Two over one, one over two.
This is a wonderful book...it's about stone walls, and about building stone walls, and all the things stone walls have meant and done for 350 years, and what it feels like to live and work in a place where just past the urban sprawl every one of those 350 years blends with this one (and if you look out the corner of your eye there're older times than that hiding in the shadows.)
It's not a homeowner howto, though it's got everything you can learn from a book. It's a book for masons who love their craft, New Englanders who love their home place, and anyone who likes good work. Whatever that means to you.
Gets you in the mood
The Granite Kiss is an endearing look at the practical and esthetic aspects of creating and repairing stone walls. The book has an artistic quality with its extra wide pages with pen and ink drawings of walls under construction or old walls still standing. There are no photos.

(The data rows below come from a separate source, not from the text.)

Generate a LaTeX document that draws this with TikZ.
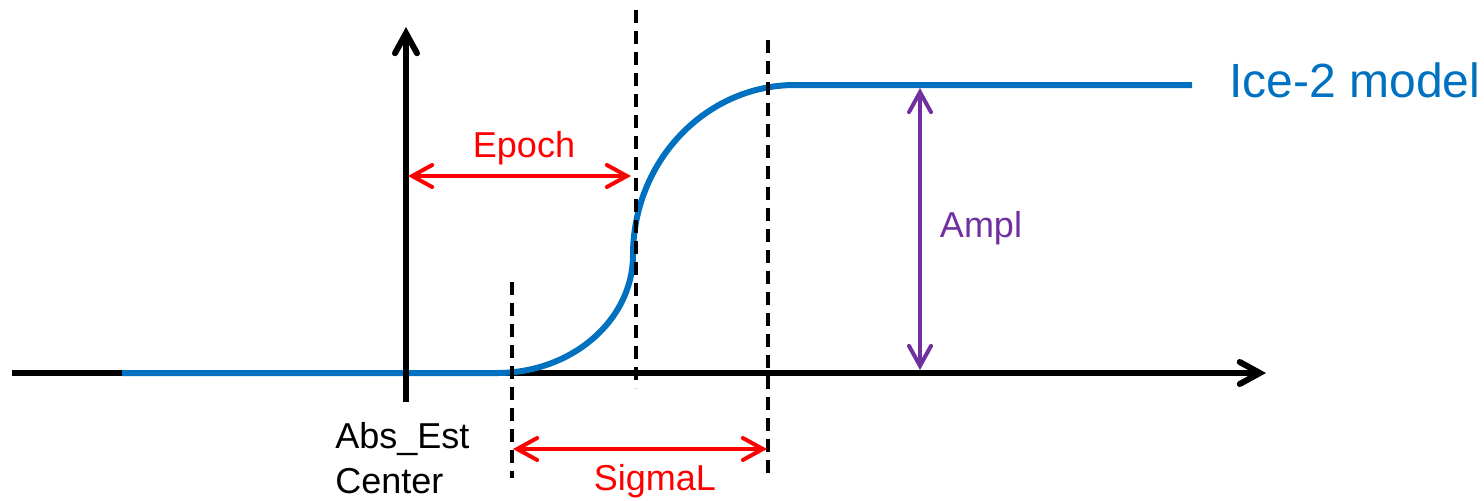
\documentclass[tikz,border=0pt]{standalone}
\usepackage{fontspec}
\setmainfont{Liberation Sans}
\usetikzlibrary{arrows.meta}
\definecolor{iceblue}{HTML}{0070C0}
\definecolor{amplpurple}{HTML}{7030A0}
\definecolor{labred}{HTML}{FF0000}
\begin{document}
\begin{tikzpicture}[x=0.5pt,y=-0.5pt,
  axis/.style={line width=3pt,black,-{Straight Barb[length=10pt,width=11pt,line cap=round]}},
  model/.style={line width=3pt,iceblue},
  guide/.style={line width=2pt,black,dash pattern=on 6.5pt off 4pt},
  measure/.style={line width=2pt,{Straight Barb[length=10pt,width=11pt,line cap=round]}-{Straight Barb[length=10pt,width=11pt,line cap=round]}},
  lbl/.style={inner sep=0pt,font=\fontsize{18}{21}\selectfont},
]
\useasboundingbox (0,0) rectangle (1484,500);
% coordinates
\coordinate (xs) at (12,373);
\coordinate (xe) at (1266,373);
\coordinate (ys) at (406,402);
\coordinate (ye) at (406,27);
\coordinate (b0) at (122,373);
\coordinate (b1) at (497,373);
\coordinate (bm) at (633,255);
\coordinate (b2) at (795,85);
\coordinate (b3) at (1192,85);
\coordinate (d1a) at (512,282); \coordinate (d1b) at (512,478);
\coordinate (d2a) at (636,10);  \coordinate (d2b) at (636,388);
\coordinate (d3a) at (768,40);  \coordinate (d3b) at (768,475);
\coordinate (ea) at (408,176); \coordinate (eb) at (631,176);
\coordinate (sa) at (513,449); \coordinate (sb) at (767,449);
\coordinate (aa) at (920,88);  \coordinate (ab) at (920,370);
% axes and model
\draw[axis] (xs) -- (xe);
\draw[model] (b0) -- (b1) .. controls (572,373) and (633,320) .. (bm)
  .. controls (633,161) and (706,85) .. (b2) -- (b3);
\draw[axis] (ys) -- (ye);
% guides
\draw[guide] (d1a) -- (d1b);
\draw[guide] (d2a) -- (d2b);
\draw[guide] (d3a) -- (d3b);
% measures
\draw[measure,labred] (ea) -- (eb);
\draw[measure,labred] (sa) -- (sb);
\draw[measure,amplpurple] (aa) -- (ab);
% labels
\node[lbl,labred,anchor=base] (epoch) at (524,157) {Epoch};
\node[lbl,labred,anchor=base] (sigma) at (655,490) {SigmaL};
\node[lbl,amplpurple,anchor=base] (ampl) at (981,237) {Ampl};
\node[lbl,anchor=base west] (abs) at (335,448) {Abs\_Est};
\node[lbl,anchor=base west] (center) at (335,493) {Center};
\node[inner sep=0pt,iceblue,anchor=base west,font=\fontsize{24}{28}\selectfont] (ice) at (1229,97) {Ice-2 model};
\end{tikzpicture}
\end{document}
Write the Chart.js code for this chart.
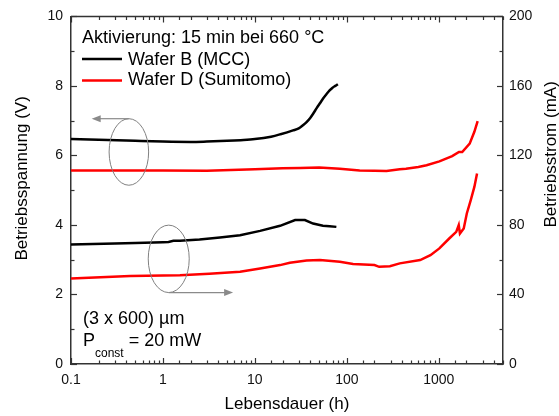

There is a feeling of working alongside the author while he idly rambles about the task at hand and jobs he has completed in his career. I especially enjoyed his nicknames for the various rock shapes likely to be found in any imperfect rockpile and the relationships the shapes may have to each other in a completed wall. All in all, stone wall building is a task of patience and persistance - which the author relays in topics such as: spreading the "good" rocks out; working with rocks that are not perfect blocklike shapes, time management; and what is likely to stand the test of time.
This is a book to get you into the slow and methodical, but contemplative mood for learning and practicing this dying art.